Il y a quelque chose dans ces drames, qui ne s’était pas étalé encore dans la poésie de V. Hugo, s’il se rencontrait déjà dans Notre-Dame de Paris : un comique d’imagination, sans esprit, sans finesse et sans idées, robuste, vulgaire, un peu lourd, tout renfermé dans les éléments sensibles du style et du vers, dans l’image et dans la rime, quelque chose de copieux et de coloré dont on ne saurait nier la puissance. Le quatrième acte de Ruy Blas (le quatrième, notez-le, l’acte critique du drame, pour mieux narguer les classiques) appartient tout entier à don César de Bazan ; sous le nom de ce gueux pittoresque, V. Hugo a lâché sa fantaisie, et nous a donné un chef-d’œuvre de comique énorme et truculent.

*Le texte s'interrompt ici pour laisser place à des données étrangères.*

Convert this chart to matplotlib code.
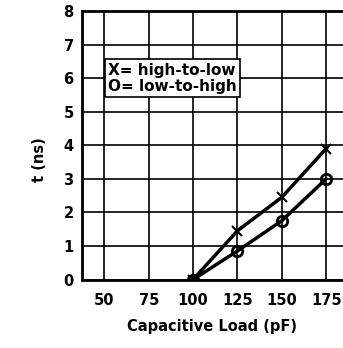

De Vigny, une seule pièce compte, Chatterton (12 février 1835) : mais elle est supérieure. Point d’histoire, point de particularités singulières : Vigny ne s’intéresse pas à ce que fut son héros dans la réalité. Il écarte les « faits exacts de sa vie » ; Chatterton n’est pour lui qu’ « un nom d’homme ». Il ne prend de sa destinée que ce qui en fait un type. Point d’intrigue, un minimum d’action : « C’est l’histoire d’un homme qui a écrit une lettre le matin, et qui attend la réponse jusqu’au soir ; elle arrive, et le tue[2] ». Ici, dit le poète, « l’action morale est tout ». On voit combien cette

  1. L’imagination du décor et de la figuration qui égare parfois Hugo, s’accorde parfois avec l’imagination lyrique : le poète crée alors une beauté scénique originale ; ainsi quand le duo d’amour de Dona Sol et d’Hernani se déroule et se termine dans le cadre de Saragosse incendiée (11e éd.).
  2. Dernière Nuit de travail. — À consulter : E Sakellaridès, A. de Vigny auteur dramatique, 1902.